I thought I'd feel mega hungry by this point today, considering the amount I've shoved in my mouth this last couple of weeks but, I think the good breakfast has filled me sufficiently!

Tonight for dinner will be a SW meal from Iceland - I went in and grabbed a load for this first week (and I'll probably do the same next week) as they're free and easy and they don't require me to think much about them.

I've decided that I'm going to allow myself to continue eating the Christmas chocolate (there's still so much left), but only on weekends. I will syn them, of course, but I will save them for the weekend.

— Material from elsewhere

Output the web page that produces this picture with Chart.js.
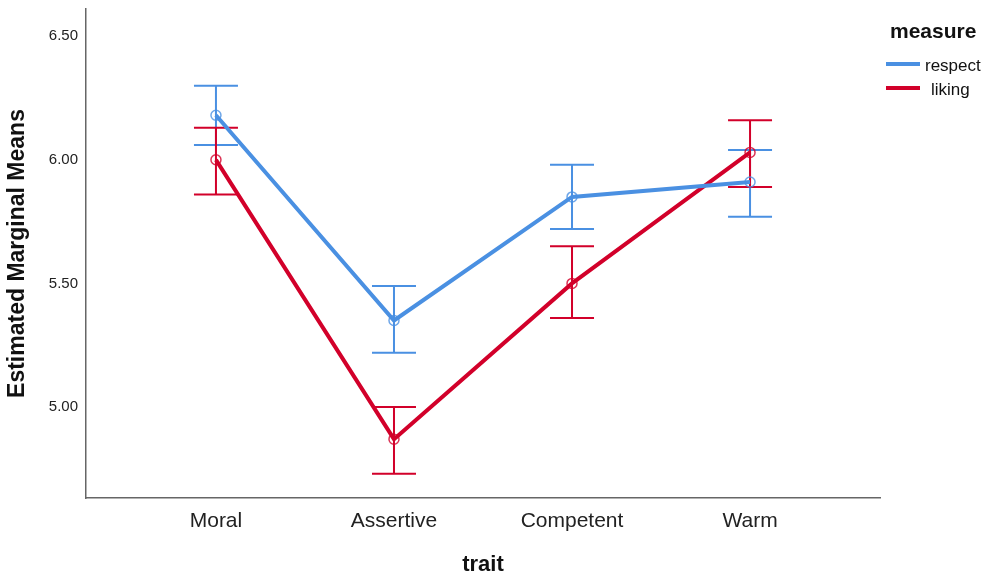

I won't go mad and binge, or save syns for them, I will literally just have my syn allowance but all in chocolate.

Anyway, I hope you all had a fantastic Christmas and New Year.

All the best for the coming weeks!
 
Ok so, massive fail last week... It was TOTM so I sat and pigged out for at least 3 days. Plus, lost my willpower at work, which meant eating some sweets!

Weighed myself this morning, lost 1lb!! I was so chuffed! I'm really trying to find a way to beat the TOTM binge days, maybe I can take a tablet and the cravings will go and my will power will stay strong!

Back on the wagon today though, my aim was 1.5lb per week and I fell short so that is an extra 1/2lb I need to lose next week. Takes it to 2lbs to aim for. I need to start being hard on myself or it'll get to the point where I'm needing to lose 4lb a week, get pee'd off and bored and then quit and go on holiday at my current weight all sad and disappointed that I didn't just effing do it!

Anyway, today's menu:
Breakfast:
Fried Egg
Fried Mushrooms
1 slice of crustless wholemeal bread (Part HexB)
Fried in Tesco Rapeseed Spray Oil (0.5 syns per 5 sprays) (1)
Syns: 1

Lunch:
2 slices of crustless wholemeal bread (rest of HexB)
'Buttered' with Light Mayo (2)
Wafer thin smoked ham
Cucumber
Skinny Cappuccino Muller Light (so excited to try this range!)
Syns: 2

Snacks:
Celery
Peppers
Apple
Grapes
Strawberries

I'm determined to fill myself up at lunchtime so that I don't falter this afternoon and head to the sweet boxes at work! No one seems up for my idea of a communal fruit bowl, evil people!
 
Just an update on the Skinny Cappuccino Muller Light... OMG! Amazing!